This is a new take on the Swedish classic; the cinnamon bun or “kanelbullen”. Or really, this is the original version of it, but its gotten a bit forgotten. Instead of making separete buns you make one big one, with the (amazing) perk of beeing so much more moist. Its also quite a impressive centerpiece to a table.
The cinnamon bun was created after the WW1 when the restrictions of butter, sugar and eggs were lifted and has a big part in the Swedish history and our “fika”-tradition. I remember my grandma doing these incredible wreaths with different fillings, almonds, vanilla and cardamom, and I was so pleased when I started my training to be a pastry chef when they thought me how to make and cut these.
150 g room tempered butter
0,5 l milk
1 pack of yeast (fresh or dry)
1/2 cup sugar
1/2 tsp salt
2 tsp cardamom, ground
700 g flour
150 g g room tempered butter (for filling)
1 g caster sugar (for filling)
1 g ground cinnamon (for filling)
1/2 cup brown sugar or nib sugar (for decoration)
This is how you make it
Put the milk in a pan and heat it up to 37 degrees. Add the yeast to a bowl, pour the milk over it and stir until dissolved. Then add in the butter, sugar and grounded cardamom. Lastly, add in the flour and knead it for at least 10 min, the dough will be sticky but try not to add in any more flour. The dough will absorb most of the liquid when proven. Let the dough rise in a covered bowl for about 30 min.
After 30 min roll it out on a floured surface into a rectangle, the thinner you can make it the more layers with filling it will be. Spread the room-tempered butter all over dough, its easier with a palette knife, but works with a butter knife as well. Mix sugar and cinnamon and sprinkle evenly over buttered dough.
Start rolling up the dough. Try to make it as tight as possible and at the end pinch the dough together to seal it. Cut the roll in half and shape both to wreaths, making sure to tuck it in properly at the end.
Transfer the wreaths to a baking tray lined with baking paper. With a scissor, cut the wreath in an angle, about halfway down. Then lay the cuts in alternative ways.

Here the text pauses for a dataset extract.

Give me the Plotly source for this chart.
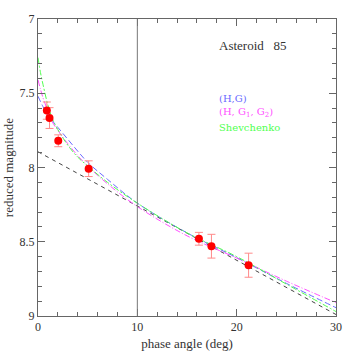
import plotly.graph_objects as go

# observations
obs_alpha = [0.89, 1.16, 2.04, 5.1, 16.2, 17.46, 21.2]
obs_mag = [7.617, 7.667, 7.82, 8.008, 8.48, 8.53, 8.658]
obs_err = [0.058, 0.07, 0.04, 0.053, 0.043, 0.08, 0.081]

# model curves
hg_alpha = [0, 0.5, 1, 1.5, 2, 3, 4, 5, 7, 10, 15, 20, 25, 30]
hg_mag = [7.52, 7.59, 7.65, 7.69, 7.73, 7.81, 7.89, 7.965, 8.08, 8.24, 8.44, 8.607, 8.78, 8.944]

hg12_alpha = [0, 0.5, 1, 1.5, 2, 3, 4, 5, 7, 10, 15, 20, 25, 30]
hg12_mag = [7.41, 7.53, 7.62, 7.70, 7.75, 7.84, 7.92, 7.99, 8.11, 8.263, 8.46, 8.61, 8.765, 8.91]

shev_alpha = [0, 0.25, 0.5, 1, 1.5, 2, 3, 4, 5, 7, 10, 15, 20, 25, 30]
shev_mag = [7.26, 7.36, 7.44, 7.58, 7.68, 7.745, 7.85, 7.93, 7.99, 8.10, 8.24, 8.44, 8.60, 8.785, 8.97]

lin_alpha = [0, 30]
lin_mag = [7.894, 8.99]

title_text = "Asteroid\u00a0\u00a0\u00a085"
legend_labels = ["(H,G)", "(H, G<sub>1</sub>, G<sub>2</sub>)", "Shevchenko"]
legend_colors = ["#6a6aff", "#ff50ff", "#50ff50"]

FONT = "Liberation Serif"

W = H = 354
L, R, T, B = 38, 18, 19, 38
PW = W - L - R
PH = H - T - B

fig = go.Figure()
fig.add_trace(go.Scatter(x=lin_alpha, y=lin_mag, mode="lines",
                         line=dict(color="#444444", width=1, dash="4px,4px"), showlegend=False))
fig.add_trace(go.Scatter(x=hg_alpha, y=hg_mag, mode="lines", line_shape="spline",
                         line=dict(color=legend_colors[0], width=1, dash="6px,3px"), showlegend=False))
fig.add_trace(go.Scatter(x=hg12_alpha, y=hg12_mag, mode="lines", line_shape="spline",
                         line=dict(color=legend_colors[1], width=1, dash="6px,2px,1px,2px"), showlegend=False))
fig.add_trace(go.Scatter(x=shev_alpha, y=shev_mag, mode="lines", line_shape="spline",
                         line=dict(color=legend_colors[2], width=1, dash="6px,2px,2px,2px"), showlegend=False))
fig.add_trace(go.Scatter(x=obs_alpha, y=obs_mag, mode="markers",
                         marker=dict(color="#ff0000", size=8),
                         error_y=dict(type="data", array=obs_err, color="#ff8a8a", thickness=1, width=4),
                         showlegend=False))

fig.add_shape(type="line", xref="x", yref="paper", x0=10, x1=10, y0=0, y1=1,
              line=dict(color="#777777", width=1))

def xd(px):
    return (px - L) / PW
def yd(py):
    return 1 - (py - T) / PH

fig.add_annotation(x=xd(217), y=yd(45), xref="paper", yref="paper", text=title_text,
                   showarrow=False, xanchor="left", yanchor="middle",
                   font=dict(family=FONT, size=13, color="#333333"))
for i, (lab, col) in enumerate(zip(legend_labels, legend_colors)):
    fig.add_annotation(x=xd(217), y=yd(98 + 14.5 * i), xref="paper", yref="paper", text=lab,
                       showarrow=False, xanchor="left", yanchor="middle",
                       font=dict(family="DejaVu Serif", size=10, color=col))

axis_common = dict(showline=True, linecolor="#666666", linewidth=1, mirror="allticks",
                   ticks="inside", tickcolor="#666666", showgrid=False, zeroline=False,
                   automargin=False,
                   tickfont=dict(family=FONT, size=12, color="#333333"))
fig.update_xaxes(range=[0, 30], dtick=10, ticklen=7,
                 minor=dict(dtick=2, ticks="inside", ticklen=4, tickcolor="#666666"),
                 title=dict(text="phase angle (deg)", font=dict(family=FONT, size=13, color="#333333"), standoff=5),
                 **axis_common)
fig.update_yaxes(range=[9, 7], dtick=0.5, ticklen=7,
                 minor=dict(dtick=0.1, ticks="inside", ticklen=4, tickcolor="#666666"),
                 title=dict(text="reduced magnitude", font=dict(family=FONT, size=13, color="#333333"), standoff=3),
                 **axis_common)

fig.update_layout(width=W, height=H, margin=dict(l=L, r=R, t=T, b=B, autoexpand=False),
                  paper_bgcolor="white", plot_bgcolor="white")
fig.write_html("out.html", config={"displayModeBar": False},
               post_script="document.body.style.margin='0px';")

After you are finished cutting your wreath, put the sides on removable-bottomed pan around it, and some kind of round oven-proof baking mold in the middle (I used my creme brûlée molds). This is totally optional but they make the wreath neater in the end. Let them prove 30 min, and preheat the oven to 225 degrees.
When the wreaths have proven, brush them with egg wash, sprinkle some brown sugar/nib sugar over them. Bake at 225 degrees for about 20-25 min until golden.